I think you got to use this moment to try to clean house and really come up with ways that can prevent this happening in the future.

It's not going to be easy. It's a challenge. But I think if you want the sport to have legitimacy, even with the betting, people need to know that it's not fixed. That's what — in cycling there was — there has been betting in cycling, too.

So it’s money, it's a very complex thing to get rid of, but I think in today's cycling I would say — I never finished that, but in cycling I'm watching it because I know the physiology, I know the power outputs of riders, and we are close to clean right now in cycling.

So if cycling can do it, I think horse racing can do it. The sad part about horse racing, the horse can't talk. The reality is it's the victim that can't really — doesn't have any say.

So I think it's really cracking down on the people that have been making money off cheating. You've got to crack down and they need to have real severe consequence.

Not just kicked out or one-time suspension. It needs to be for life. Those trainers — there are other trainers that are just as good.

Everybody believes that one person is so valuable to a sport. You know, they get away from it, there will be another person that replaces that person.

So it's not easy, but I think it's right that you got USADA in.
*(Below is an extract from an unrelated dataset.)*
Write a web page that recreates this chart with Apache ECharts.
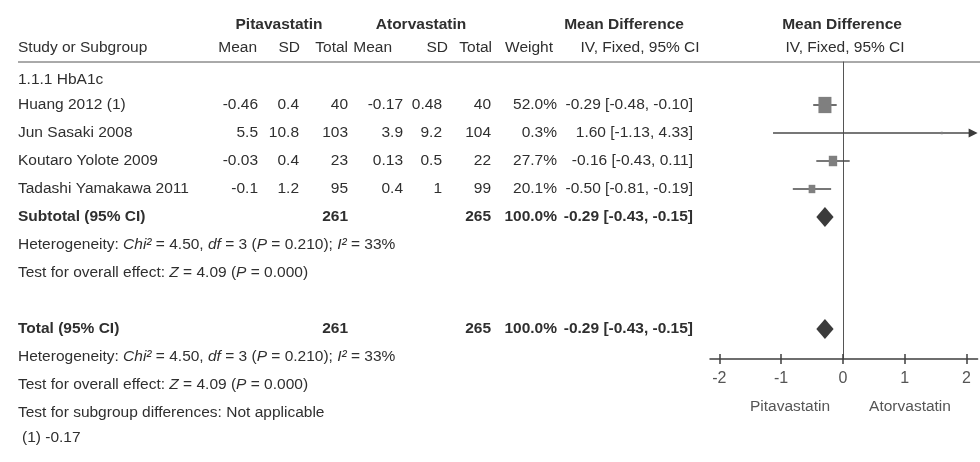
<!DOCTYPE html>
<html>
<head>
<meta charset="utf-8">
<script src="https://cdn.jsdelivr.net/npm/echarts@6/dist/echarts.min.js"></script>
<style>
  html, body { margin: 0; padding: 0; background: #fff; }
  #chart { width: 980px; height: 462px; }
</style>
</head>
<body>
<div id="chart"></div>
<script>
// ---- study data: HbA1c, pitavastatin vs atorvastatin ----
const studies   = ['Huang 2012 (1)', 'Jun Sasaki 2008', 'Koutaro Yolote 2009', 'Tadashi Yamakawa 2011'];
const pitaMean  = [-0.46, 5.5, -0.03, -0.1];
const pitaSD    = [0.4, 10.8, 0.4, 1.2];
const pitaN     = [40, 103, 23, 95];
const atorMean  = [-0.17, 3.9, 0.13, 0.4];
const atorSD    = [0.48, 9.2, 0.5, 1];
const atorN     = [40, 104, 22, 99];
const weights   = [52.0, 0.3, 27.7, 20.1];
const meanDiff  = [-0.29, 1.60, -0.16, -0.50];
const ciLow     = [-0.48, -1.13, -0.43, -0.81];
const ciHigh    = [-0.10, 4.33, 0.11, -0.19];

// pooled (fixed effect) estimate, used for subtotal and total
const pooledMD    = -0.29;
const pooledLow   = -0.43;
const pooledHigh  = -0.15;
const pooledPitaN = 261;
const pooledAtorN = 265;
const pooledWeight = 100.0;

const tickValues = [-2, -1, 0, 1, 2];

// ---- layout / style ----
const FONT = '"Liberation Sans", Arial, sans-serif';
const TEXT = '#2f2f2f';
const FS = 15.5;
const COL = { name: 18, noteName: 22, pMean: 258, pSD: 299, pN: 348, aMean: 403, aSD: 442, aN: 491, weight: 557, ci: 693 };
const ROW = { group: 0.1, study: 1, subtotal: 5, het1: 6, test1: 7, total: 9, het2: 10, test2: 11, sub: 12, note: 12.9 };

const fmtCI = (m, l, h) => m.toFixed(2) + ' [' + l.toFixed(2) + ', ' + h.toFixed(2) + ']';

const hetText = '{n|Heterogeneity: }{i|Chi²}{n| = 4.50, }{i|df}{n| = 3 (}{i|P}{n| = 0.210); }{i|I²}{n| = 33%}';
const testText = '{n|Test for overall effect: }{i|Z}{n| = 4.09 (}{i|P}{n| = 0.000)}';

// rows of the table
const tableRows = [];
tableRows.push({ row: ROW.group, cells: [['name', '1.1.1 HbA1c']] });
studies.forEach((s, i) => {
  tableRows.push({
    row: ROW.study + i,
    cells: [
      ['name', s], ['pMean', String(pitaMean[i])], ['pSD', String(pitaSD[i])], ['pN', String(pitaN[i])],
      ['aMean', String(atorMean[i])], ['aSD', String(atorSD[i])], ['aN', String(atorN[i])],
      ['weight', weights[i].toFixed(1) + '%'], ['ci', fmtCI(meanDiff[i], ciLow[i], ciHigh[i])]
    ]
  });
});
const pooledCells = label => [
  ['name', label], ['pN', String(pooledPitaN)], ['aN', String(pooledAtorN)],
  ['weight', pooledWeight.toFixed(1) + '%'], ['ci', fmtCI(pooledMD, pooledLow, pooledHigh)]
];
tableRows.push({ row: ROW.subtotal, bold: true, cells: pooledCells('Subtotal (95% CI)') });
tableRows.push({ row: ROW.het1, rich: true, cells: [['name', hetText]] });
tableRows.push({ row: ROW.test1, rich: true, cells: [['name', testText]] });
tableRows.push({ row: ROW.total, bold: true, cells: pooledCells('Total (95% CI)') });
tableRows.push({ row: ROW.het2, rich: true, cells: [['name', hetText]] });
tableRows.push({ row: ROW.test2, rich: true, cells: [['name', testText]] });
tableRows.push({ row: ROW.sub, cells: [['name', 'Test for subgroup differences: Not applicable']] });
tableRows.push({ row: ROW.note, cells: [['noteName', '(1) -0.17']] });

const richStyles = {
  n: { fontSize: FS, fontFamily: FONT, fill: TEXT, color: TEXT },
  i: { fontSize: FS, fontFamily: FONT, fontStyle: 'italic', fill: TEXT, color: TEXT }
};

const chart = echarts.init(document.getElementById('chart'), null, { renderer: 'canvas' });

function renderTable(params, api) {
  const r = tableRows[api.value(2)];
  const y = api.coord([0, r.row])[1];
  return {
    type: 'group',
    children: r.cells.map(([col, txt]) => ({
      type: 'text',
      style: Object.assign({
        x: COL[col], y: y, text: txt,
        align: (col === 'name' || col === 'noteName') ? 'left' : 'right',
        verticalAlign: 'middle',
        fontSize: FS, fontFamily: FONT,
        fontWeight: r.bold ? 'bold' : 'normal',
        fill: TEXT
      }, r.rich ? { rich: richStyles } : {})
    }))
  };
}

function renderStudy(params, api) {
  const cs = params.coordSys;
  const right = cs.x + cs.width, left = cs.x;
  const c = api.coord([api.value(0), api.value(1)]);
  let lo = api.coord([api.value(2), api.value(1)])[0];
  let hi = api.coord([api.value(3), api.value(1)])[0];
  const w = api.value(4);
  const children = [];
  const overR = hi > right, overL = lo < left;
  hi = Math.min(hi, right - (overR ? 8 : 0));
  lo = Math.max(lo, left + (overL ? 8 : 0));
  children.push({ type: 'line', shape: { x1: lo, y1: c[1], x2: hi, y2: c[1] },
    style: { stroke: '#4a4a4a', lineWidth: 1.6 } });
  if (overR) {
    children.push({ type: 'polygon', shape: { points: [[right - 9, c[1] - 4.5], [right, c[1]], [right - 9, c[1] + 4.5]] },
      style: { fill: '#3a3a3a' } });
  }
  const bw = Math.max(2, 13 * Math.pow(w / 52, 0.7));
  const bh = bw * 1.25;
  children.push({ type: 'rect', shape: { x: c[0] - bw / 2, y: c[1] - bh / 2, width: bw, height: bh },
    style: { fill: '#7f7f7f' } });
  return { type: 'group', children };
}

function renderDiamond(params, api) {
  const c = api.coord([api.value(0), api.value(1)]);
  const lo = api.coord([api.value(2), api.value(1)])[0];
  const hi = api.coord([api.value(3), api.value(1)])[0];
  const h = 10;
  return {
    type: 'polygon',
    shape: { points: [[lo, c[1]], [c[0], c[1] - h], [hi, c[1]], [c[0], c[1] + h]] },
    style: { fill: '#3b3b3b' }
  };
}

const gridTop = 62, gridBottomPx = 359;
const pxPerRow = 28;
const yMin = ROW.study - (105 - gridTop) / pxPerRow;
const yMax = ROW.study + (gridBottomPx - 105) / pxPerRow;

const headerStyle = (text, x, y, align, bold) => ({
  type: 'text', x: x, y: y,
  style: { text, fontSize: FS, fontFamily: FONT, fontWeight: bold ? 'bold' : 'normal',
    fill: TEXT, align, verticalAlign: 'middle' }
});

chart.setOption({
  animation: false,
  backgroundColor: '#ffffff',
  grid: { left: 710, right: 2.4, top: gridTop, bottom: 462 - gridBottomPx, containLabel: false },
  xAxis: [
    {
      type: 'value', min: -2.15, max: 2.18, position: 'bottom',
      axisLine: { show: true, onZero: false, lineStyle: { color: '#3f3f3f', width: 1.5 } },
      axisTick: { show: true, customValues: tickValues, length: 5, lineStyle: { color: '#3f3f3f', width: 1.5 } },
      axisLabel: { show: true, customValues: tickValues, margin: 12, fontSize: 16, fontFamily: FONT, color: '#555' },
      splitLine: { show: false }
    },
    {
      type: 'value', min: -2.15, max: 2.18, position: 'bottom',
      axisLine: { show: false, onZero: false },
      axisTick: { show: true, inside: true, customValues: tickValues, length: 5, lineStyle: { color: '#3f3f3f', width: 1.5 } },
      axisLabel: { show: false },
      splitLine: { show: false }
    }
  ],
  yAxis: {
    type: 'value', inverse: true, min: yMin, max: yMax,
    axisLine: { show: true, onZero: true, lineStyle: { color: '#555', width: 1 } },
    axisTick: { show: false }, axisLabel: { show: false }, splitLine: { show: false }
  },
  series: [
    {
      type: 'custom', name: 'table', clip: false, silent: true,
      renderItem: renderTable,
      data: tableRows.map((r, i) => [0, r.row, i])
    },
    {
      type: 'custom', name: 'studies', clip: false, silent: true,
      renderItem: renderStudy,
      data: studies.map((s, i) => [meanDiff[i], ROW.study + i, ciLow[i], ciHigh[i], weights[i]])
    },
    {
      type: 'custom', name: 'pooled', clip: false, silent: true,
      renderItem: renderDiamond,
      data: [
        [pooledMD, ROW.subtotal, pooledLow, pooledHigh],
        [pooledMD, ROW.total, pooledLow, pooledHigh]
      ]
    }
  ],
  graphic: [
    headerStyle('Pitavastatin', 279, 25, 'center', true),
    headerStyle('Atorvastatin', 421, 25, 'center', true),
    headerStyle('Mean Difference', 624, 25, 'center', true),
    headerStyle('Mean Difference', 842, 25, 'center', true),
    headerStyle('Study or Subgroup', 18, 48, 'left'),
    headerStyle('Mean', 257, 48, 'right'),
    headerStyle('SD', 300, 48, 'right'),
    headerStyle('Total', 348, 48, 'right'),
    headerStyle('Mean', 392, 48, 'right'),
    headerStyle('SD', 448, 48, 'right'),
    headerStyle('Total', 492, 48, 'right'),
    headerStyle('Weight', 553, 48, 'right'),
    headerStyle('IV, Fixed, 95% CI', 640, 48, 'center'),
    headerStyle('IV, Fixed, 95% CI', 845, 48, 'center'),
    { type: 'line', shape: { x1: 18, y1: gridTop, x2: 980, y2: gridTop }, style: { stroke: '#555', lineWidth: 1 } },
    { type: 'text', x: 790, y: 407, style: { text: 'Pitavastatin', fontSize: FS, fontFamily: FONT, fill: '#555', align: 'center', verticalAlign: 'middle' } },
    { type: 'text', x: 910, y: 407, style: { text: 'Atorvastatin', fontSize: FS, fontFamily: FONT, fill: '#555', align: 'center', verticalAlign: 'middle' } }
  ]
});
</script>
</body>
</html>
Cycling has had — probably of any sport in the world, cycling has been the most scrutinized sport. So there is a good example of watching how cycling has changed for horse racing.

JAMES GAGLIANO: Greg, thank you so much for your time today. Those are some great bits of wisdom for us.

GREG LEMOND: I'm looking forward to following horse racing now. For me, they're like athletes. A horse is an athlete. I'll follow the sport, especially what's happening right now. I want to thank you. This has been really exciting to talk to you and learn about what's happening in horse racing.

JAMES GAGLIANO: When we get through this pandemic, we'll have to come to one of our racetracks soon.

GREG LEMOND: I would love it. I would love it.

JAMES GAGLIANO: Thanks so much. I'll return the program back to Chairman Janney.

STUART S. JANNEY: Thank you for your remarks, Greg. I want to also congratulate you on being considered for the Congressional Gold Medal by the 116th Congress. It would be an award in recognition of Greg’s service to the nation as an athlete, activist, role model, and community leader.

He certainly deserves that recognition, and I expect you'll be reading about him receiving that honor in the future.